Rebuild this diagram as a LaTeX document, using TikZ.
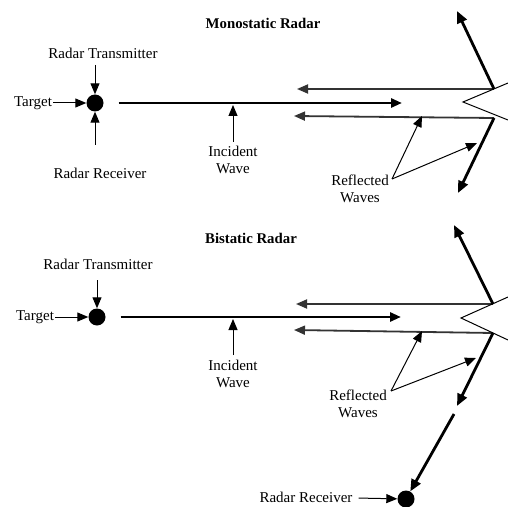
\documentclass[tikz,border=0pt]{standalone}
\usepackage{fontspec}
\setmainfont{Liberation Serif}
\usetikzlibrary{arrows.meta}

\tikzset{
    lbl/.style={font=\fontsize{15bp}{16.5bp}\selectfont, align=center, inner sep=0pt},
    ttl/.style={lbl, font=\fontsize{14.8bp}{16bp}\selectfont\bfseries},
    dot/.style={circle, fill=black, minimum size=17bp, inner sep=0pt},
    tip/.style={-{Triangle[length=11bp,width=9bp]}},
    pointer/.style={tip, line width=1bp},
    wave/.style={tip, line width=2.8bp},
    echo/.style={tip, line width=1.8bp, draw=black!80, fill=black!80},
    bounce/.style={-{Triangle[length=12bp,width=10bp]}, line width=2.8bp},
}

\begin{document}
\begin{tikzpicture}[x=1bp, y=-1bp]
    \useasboundingbox (0,0) rectangle (508,507);

    % ---- monostatic ----
    \node[ttl] (title1) at (263,23) {Monostatic Radar};
    \node[dot] (tx1) at (95,103) {}; % target, transmitter and receiver
    \node[lbl] (trans1) at (103,53) {Radar Transmitter};
    \node[lbl] (recv1) at (100,173) {Radar Receiver};
    \node[lbl] (targ1) at (33,103) {Target};
    \node[lbl] (inc1) at (233,160) {Incident\\Wave};
    \node[lbl] (refl1) at (360,189) {Reflected\\Waves};

    \coordinate (t1top) at (95,65);
    \coordinate (t1bot) at (95,145);
    \coordinate (hit1) at (402,103); % incident wave tip
    \coordinate (up1) at (494,89); % upper corner of target
    \coordinate (lo1) at (494,118); % lower corner of target
    \coordinate (echoA1) at (297,89);
    \coordinate (echoB1) at (294,116);
    \coordinate (outA1) at (457,11);
    \coordinate (outB1) at (458,193);
    \coordinate (rw1) at (392,179);
    \coordinate (rwA1) at (422,116);
    \coordinate (rwB1) at (477,143);

    \draw[pointer] (t1top) -- (tx1);
    \draw[pointer] (t1bot) -- (tx1);
    \draw[pointer, shorten <=1bp] (targ1) -- (tx1);
    \draw[wave, shorten <=15bp] (tx1) -- (hit1); % incident wave
    \draw[pointer, shorten >=0.5bp] (inc1.north |- 0,142) -- (inc1.north |- 0,104.5);
    \draw[echo] (up1) -- (echoA1); % upper reflection back
    \draw[echo] (lo1) -- (echoB1); % lower reflection back
    \draw[line width=1bp] (508,83) -- (463,102) -- (508,120); % target edge
    \draw[bounce] (up1) -- (outA1);
    \draw[bounce] (lo1) -- (outB1);
    \draw[pointer] (rw1) -- (rwA1);
    \draw[pointer] (rw1) -- (rwB1);

    % ---- bistatic ----
    \node[ttl] (title2) at (251,238) {Bistatic Radar};
    \node[dot] (tx2) at (97,317) {}; % target and transmitter
    \node[dot] (rx2) at (406,499) {}; % receiver
    \node[lbl] (trans2) at (98,264) {Radar Transmitter};
    \node[lbl] (targ2) at (35,317) {Target};
    \node[lbl] (inc2) at (233,374) {Incident\\Wave};
    \node[lbl] (refl2) at (358,404) {Reflected\\Waves};
    \node[lbl] (recv2) at (306,497) {Radar Receiver};

    \coordinate (t2top) at (97,280);
    \coordinate (hit2) at (401,317);
    \coordinate (up2) at (493,304);
    \coordinate (lo2) at (493,333);
    \coordinate (echoA2) at (296,304);
    \coordinate (echoB2) at (294,330);
    \coordinate (outA2) at (454,225);
    \coordinate (outB2) at (457,406);
    \coordinate (resume2) at (454,414); % path on towards receiver
    \coordinate (rw2) at (391,391);
    \coordinate (rwA2) at (422,331);
    \coordinate (rwB2) at (476,358);

    \draw[pointer] (t2top) -- (tx2);
    \draw[pointer, shorten <=1bp] (targ2) -- (tx2);
    \draw[wave, shorten <=15bp] (tx2) -- (hit2);
    \draw[pointer, shorten >=0.5bp] (inc2.north |- 0,355) -- (inc2.north |- 0,318.5);
    \draw[echo] (up2) -- (echoA2);
    \draw[echo] (lo2) -- (echoB2);
    \draw[line width=1bp] (508,297) -- (461,318) -- (508,340); % target edge
    \draw[bounce] (up2) -- (outA2);
    \draw[bounce] (lo2) -- (outB2);
    \draw[bounce] (resume2) -- (rx2);
    \draw[pointer] (rw2) -- (rwA2);
    \draw[pointer] (rw2) -- (rwB2);
    \draw[pointer, shorten <=6bp] (recv2) -- (rx2);
\end{tikzpicture}
\end{document}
___
Prompt: Reproduce exactly the run of lines that opens the listing and closes with the line holding "(rwB1) at (477,143);". Pictures are excluded.

Answer for the task:
Rebuild this diagram as a LaTeX document, using TikZ.
\documentclass[tikz,border=0pt]{standalone}
\usepackage{fontspec}
\setmainfont{Liberation Serif}
\usetikzlibrary{arrows.meta}

\tikzset{
    lbl/.style={font=\fontsize{15bp}{16.5bp}\selectfont, align=center, inner sep=0pt},
    ttl/.style={lbl, font=\fontsize{14.8bp}{16bp}\selectfont\bfseries},
    dot/.style={circle, fill=black, minimum size=17bp, inner sep=0pt},
    tip/.style={-{Triangle[length=11bp,width=9bp]}},
    pointer/.style={tip, line width=1bp},
    wave/.style={tip, line width=2.8bp},
    echo/.style={tip, line width=1.8bp, draw=black!80, fill=black!80},
    bounce/.style={-{Triangle[length=12bp,width=10bp]}, line width=2.8bp},
}

\begin{document}
\begin{tikzpicture}[x=1bp, y=-1bp]
    \useasboundingbox (0,0) rectangle (508,507);

    % ---- monostatic ----
    \node[ttl] (title1) at (263,23) {Monostatic Radar};
    \node[dot] (tx1) at (95,103) {}; % target, transmitter and receiver
    \node[lbl] (trans1) at (103,53) {Radar Transmitter};
    \node[lbl] (recv1) at (100,173) {Radar Receiver};
    \node[lbl] (targ1) at (33,103) {Target};
    \node[lbl] (inc1) at (233,160) {Incident\\Wave};
    \node[lbl] (refl1) at (360,189) {Reflected\\Waves};

    \coordinate (t1top) at (95,65);
    \coordinate (t1bot) at (95,145);
    \coordinate (hit1) at (402,103); % incident wave tip
    \coordinate (up1) at (494,89); % upper corner of target
    \coordinate (lo1) at (494,118); % lower corner of target
    \coordinate (echoA1) at (297,89);
    \coordinate (echoB1) at (294,116);
    \coordinate (outA1) at (457,11);
    \coordinate (outB1) at (458,193);
    \coordinate (rw1) at (392,179);
    \coordinate (rwA1) at (422,116);
    \coordinate (rwB1) at (477,143);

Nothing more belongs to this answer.